Entries with chart source code
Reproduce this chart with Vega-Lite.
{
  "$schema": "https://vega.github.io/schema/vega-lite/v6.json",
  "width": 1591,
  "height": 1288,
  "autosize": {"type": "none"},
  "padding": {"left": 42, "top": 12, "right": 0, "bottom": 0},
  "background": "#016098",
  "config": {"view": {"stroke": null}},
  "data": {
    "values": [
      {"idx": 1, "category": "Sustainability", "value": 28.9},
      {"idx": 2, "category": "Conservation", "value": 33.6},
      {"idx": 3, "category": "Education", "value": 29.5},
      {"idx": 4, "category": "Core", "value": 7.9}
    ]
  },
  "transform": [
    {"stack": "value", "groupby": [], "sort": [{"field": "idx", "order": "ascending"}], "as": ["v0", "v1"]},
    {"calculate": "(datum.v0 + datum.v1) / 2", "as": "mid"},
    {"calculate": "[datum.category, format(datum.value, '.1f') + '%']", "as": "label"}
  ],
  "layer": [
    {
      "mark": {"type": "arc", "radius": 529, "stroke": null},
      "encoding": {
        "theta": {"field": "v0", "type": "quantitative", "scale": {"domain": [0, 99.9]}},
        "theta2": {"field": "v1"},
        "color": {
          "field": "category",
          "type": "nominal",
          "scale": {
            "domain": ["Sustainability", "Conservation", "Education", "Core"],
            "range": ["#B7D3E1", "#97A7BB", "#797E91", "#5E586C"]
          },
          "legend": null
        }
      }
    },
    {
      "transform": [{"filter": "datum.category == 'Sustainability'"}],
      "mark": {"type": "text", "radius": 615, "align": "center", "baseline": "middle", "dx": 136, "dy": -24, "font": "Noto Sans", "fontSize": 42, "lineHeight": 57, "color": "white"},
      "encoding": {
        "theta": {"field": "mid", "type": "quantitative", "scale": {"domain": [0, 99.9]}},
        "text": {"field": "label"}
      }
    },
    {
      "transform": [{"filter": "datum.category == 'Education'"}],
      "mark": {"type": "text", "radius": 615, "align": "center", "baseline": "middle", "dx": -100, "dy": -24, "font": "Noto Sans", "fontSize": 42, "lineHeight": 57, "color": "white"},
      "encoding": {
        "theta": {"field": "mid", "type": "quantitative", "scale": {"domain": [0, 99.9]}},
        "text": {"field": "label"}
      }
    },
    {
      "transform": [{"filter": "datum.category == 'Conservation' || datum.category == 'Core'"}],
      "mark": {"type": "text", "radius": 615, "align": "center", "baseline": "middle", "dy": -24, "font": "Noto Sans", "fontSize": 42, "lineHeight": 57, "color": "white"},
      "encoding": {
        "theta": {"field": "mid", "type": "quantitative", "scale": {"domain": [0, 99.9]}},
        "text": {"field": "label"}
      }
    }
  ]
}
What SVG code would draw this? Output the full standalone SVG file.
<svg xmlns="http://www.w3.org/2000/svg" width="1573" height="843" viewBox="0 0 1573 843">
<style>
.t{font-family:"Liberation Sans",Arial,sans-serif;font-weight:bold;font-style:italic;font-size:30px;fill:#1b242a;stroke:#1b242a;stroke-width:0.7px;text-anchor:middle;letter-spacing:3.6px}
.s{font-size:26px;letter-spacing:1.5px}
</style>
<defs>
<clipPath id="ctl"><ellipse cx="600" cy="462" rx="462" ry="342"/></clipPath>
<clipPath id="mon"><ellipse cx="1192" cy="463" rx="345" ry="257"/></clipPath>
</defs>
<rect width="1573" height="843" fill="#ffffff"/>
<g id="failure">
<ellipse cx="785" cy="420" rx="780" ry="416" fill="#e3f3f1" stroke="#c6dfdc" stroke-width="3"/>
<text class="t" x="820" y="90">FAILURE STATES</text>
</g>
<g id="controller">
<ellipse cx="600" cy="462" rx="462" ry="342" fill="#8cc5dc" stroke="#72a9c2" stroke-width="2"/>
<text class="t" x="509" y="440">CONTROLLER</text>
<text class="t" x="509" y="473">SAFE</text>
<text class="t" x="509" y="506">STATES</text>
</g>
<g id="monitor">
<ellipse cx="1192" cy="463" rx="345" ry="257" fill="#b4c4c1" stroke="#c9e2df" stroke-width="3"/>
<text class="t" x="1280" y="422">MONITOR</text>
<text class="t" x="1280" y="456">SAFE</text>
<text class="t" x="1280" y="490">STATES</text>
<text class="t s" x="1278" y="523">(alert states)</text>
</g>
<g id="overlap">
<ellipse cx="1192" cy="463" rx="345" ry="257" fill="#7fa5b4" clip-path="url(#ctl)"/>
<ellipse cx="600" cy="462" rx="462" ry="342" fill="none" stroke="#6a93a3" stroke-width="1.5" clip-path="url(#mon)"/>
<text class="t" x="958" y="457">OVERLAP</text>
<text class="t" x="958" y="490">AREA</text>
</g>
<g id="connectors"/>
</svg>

WRITTEN EXERCISE: Transcribe every entry word for word.

CORRECT RESULT:
Reproduce this chart with Vega-Lite.
{
  "$schema": "https://vega.github.io/schema/vega-lite/v6.json",
  "width": 1591,
  "height": 1288,
  "autosize": {"type": "none"},
  "padding": {"left": 42, "top": 12, "right": 0, "bottom": 0},
  "background": "#016098",
  "config": {"view": {"stroke": null}},
  "data": {
    "values": [
      {"idx": 1, "category": "Sustainability", "value": 28.9},
      {"idx": 2, "category": "Conservation", "value": 33.6},
      {"idx": 3, "category": "Education", "value": 29.5},
      {"idx": 4, "category": "Core", "value": 7.9}
    ]
  },
  "transform": [
    {"stack": "value", "groupby": [], "sort": [{"field": "idx", "order": "ascending"}], "as": ["v0", "v1"]},
    {"calculate": "(datum.v0 + datum.v1) / 2", "as": "mid"},
    {"calculate": "[datum.category, format(datum.value, '.1f') + '%']", "as": "label"}
  ],
  "layer": [
    {
      "mark": {"type": "arc", "radius": 529, "stroke": null},
      "encoding": {
        "theta": {"field": "v0", "type": "quantitative", "scale": {"domain": [0, 99.9]}},
        "theta2": {"field": "v1"},
        "color": {
          "field": "category",
          "type": "nominal",
          "scale": {
            "domain": ["Sustainability", "Conservation", "Education", "Core"],
            "range": ["#B7D3E1", "#97A7BB", "#797E91", "#5E586C"]
          },
          "legend": null
        }
      }
    },
    {
      "transform": [{"filter": "datum.category == 'Sustainability'"}],
      "mark": {"type": "text", "radius": 615, "align": "center", "baseline": "middle", "dx": 136, "dy": -24, "font": "Noto Sans", "fontSize": 42, "lineHeight": 57, "color": "white"},
      "encoding": {
        "theta": {"field": "mid", "type": "quantitative", "scale": {"domain": [0, 99.9]}},
        "text": {"field": "label"}
      }
    },
    {
      "transform": [{"filter": "datum.category == 'Education'"}],
      "mark": {"type": "text", "radius": 615, "align": "center", "baseline": "middle", "dx": -100, "dy": -24, "font": "Noto Sans", "fontSize": 42, "lineHeight": 57, "color": "white"},
      "encoding": {
        "theta": {"field": "mid", "type": "quantitative", "scale": {"domain": [0, 99.9]}},
        "text": {"field": "label"}
      }
    },
    {
      "transform": [{"filter": "datum.category == 'Conservation' || datum.category == 'Core'"}],
      "mark": {"type": "text", "radius": 615, "align": "center", "baseline": "middle", "dy": -24, "font": "Noto Sans", "fontSize": 42, "lineHeight": 57, "color": "white"},
      "encoding": {
        "theta": {"field": "mid", "type": "quantitative", "scale": {"domain": [0, 99.9]}},
        "text": {"field": "label"}
      }
    }
  ]
}
What SVG code would draw this? Output the full standalone SVG file.
<svg xmlns="http://www.w3.org/2000/svg" width="1573" height="843" viewBox="0 0 1573 843">
<style>
.t{font-family:"Liberation Sans",Arial,sans-serif;font-weight:bold;font-style:italic;font-size:30px;fill:#1b242a;stroke:#1b242a;stroke-width:0.7px;text-anchor:middle;letter-spacing:3.6px}
.s{font-size:26px;letter-spacing:1.5px}
</style>
<defs>
<clipPath id="ctl"><ellipse cx="600" cy="462" rx="462" ry="342"/></clipPath>
<clipPath id="mon"><ellipse cx="1192" cy="463" rx="345" ry="257"/></clipPath>
</defs>
<rect width="1573" height="843" fill="#ffffff"/>
<g id="failure">
<ellipse cx="785" cy="420" rx="780" ry="416" fill="#e3f3f1" stroke="#c6dfdc" stroke-width="3"/>
<text class="t" x="820" y="90">FAILURE STATES</text>
</g>
<g id="controller">
<ellipse cx="600" cy="462" rx="462" ry="342" fill="#8cc5dc" stroke="#72a9c2" stroke-width="2"/>
<text class="t" x="509" y="440">CONTROLLER</text>
<text class="t" x="509" y="473">SAFE</text>
<text class="t" x="509" y="506">STATES</text>
</g>
<g id="monitor">
<ellipse cx="1192" cy="463" rx="345" ry="257" fill="#b4c4c1" stroke="#c9e2df" stroke-width="3"/>
<text class="t" x="1280" y="422">MONITOR</text>
<text class="t" x="1280" y="456">SAFE</text>
<text class="t" x="1280" y="490">STATES</text>
<text class="t s" x="1278" y="523">(alert states)</text>
</g>
<g id="overlap">
<ellipse cx="1192" cy="463" rx="345" ry="257" fill="#7fa5b4" clip-path="url(#ctl)"/>
<ellipse cx="600" cy="462" rx="462" ry="342" fill="none" stroke="#6a93a3" stroke-width="1.5" clip-path="url(#mon)"/>
<text class="t" x="958" y="457">OVERLAP</text>
<text class="t" x="958" y="490">AREA</text>
</g>
<g id="connectors"/>
</svg>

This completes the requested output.